- Cryptocurrency experts were summoned before the U.S. Congress Oversight and Investigations Subcommittee on Wednesday.
- Congressmen were keen to examine the risks and potential opportunities in cryptocurrencies, and their impact on the financial system.
The U.S. Congress Oversight and Investigations Subcommittee, a division of the House Financial Services Committee, summoned cryptocurrency experts on Wednesday for a hybrid discussion on regulation.
The experts included Peter Van Valkenburgh, director of research at Coin Center, a non-profit focused on the policy issues facing cryptocurrencies, and Alexis Goldstein, director of financial policy for think tank the Open Market Institute. Alongside members of Congress, they took part in a revealing discussion on the merits and risks of digital assets and blockchain technology.
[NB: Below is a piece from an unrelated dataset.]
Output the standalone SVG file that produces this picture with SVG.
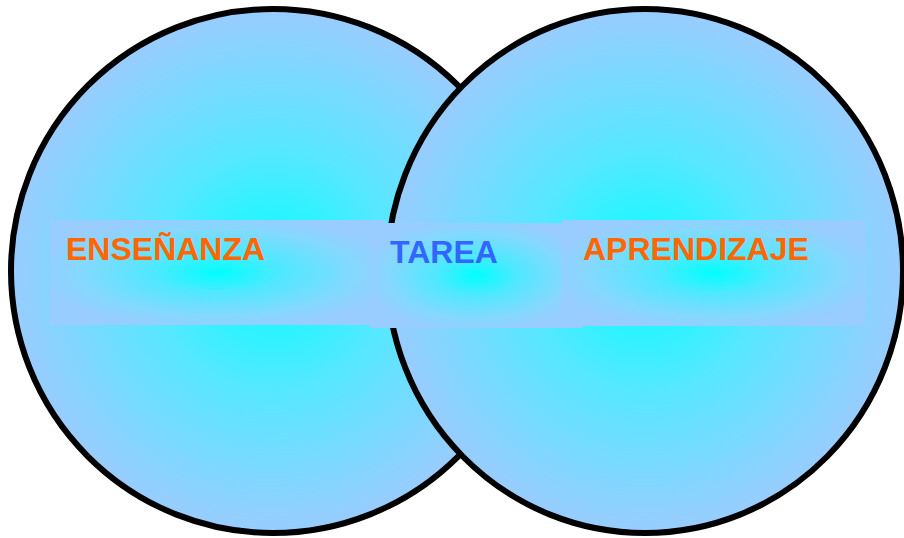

Here are five key things we learned from what they discussed:
The crypto industry needs better regulations
Representative Tom Emmer was concerned that America may not get the full benefit from its cryptocurrency entrepreneurs if innovation is stifled by lack of clarity in regulation, and his concerns were shared by many other representatives and crypto experts.
He called for a robust classification system for digital assets to determine whether cryptocurrencies are securities, commodities, or merit the same treatment as fiat. He also highlighted the potential that Bitcoin and blockchain platforms have to offer in creating better transparency and trust than traditional systems.
The 2008 financial crisis was on lawmakers' minds
Conversely, the rapid innovation and expansion of the crypto industry, and its recent attraction for retail traders was of some concern to legislators. With new ventures, platforms and tools to encourage and support the use of crypto springing up at such a rapid rate, some representatives cautioned that we could be witnessing a run-up to 2008 all over again, and worried that the state would need to prop up crypto markets.
Democrat Rep. Brad Sherman wants to shut Bitcoin down
Brad Sherman, Representative for California's 30th congressional district, “would rather people make ‘bets’ in equity markets or the California lottery” than invest in crypto.
He called for nothing less than to shut Bitcoin and cryptocurrencies down. They are “highly volatile” and “have the political support of patriotic anarchists who are rooting for tax evasion. I hope we shut it down,” he said.
Most members of Congress are keen to gain more understanding of cryptocurrencies
Unlike Rep Sherman, the majority of the members of Congress were eager to find out more about cryptocurrencies, including their impact on market volatility, the environment, and much more besides.
Van Valkenburg was keen to enlighten them, emphasizing the technology's transparency and peer-to-peer nature, and its resistance to censorship and sustainability compared to the traditional finance system. The latter, he said, “uses an estimated five times more energy than Bitcoin. Granted, the traditional financial sector moves more money. But it’s worth noting that Bitcoin’s energy usage doesn’t scale per transaction.”
Fiat’s potential for money-laundering puts cryptocurrencies in the shade
Representative Anthony Gonzalez was keen to highlight a little-cited figure in the debate about cryptocurrencies and anti-money-laundering (AML). In respect of, “the commentary around whether we should allow cryptocurrencies to exist along AML lines, I would ask, compared to what? Compared to fiat where 99% of money laundering goes unprosecuted?”
It's an argument that many advocates of crypto—and even legacy banking institutions—have made. A September 2020 report by the Society for Worldwide Interbank Financial Telecommunication (SWIFT) noted that the number of identified cases of money laundering using crypto "remain relatively small compared to the volumes of cash laundered through traditional methods.”
That's not likely to silence regulators, though, who continue to play up crypto's role in money laundering.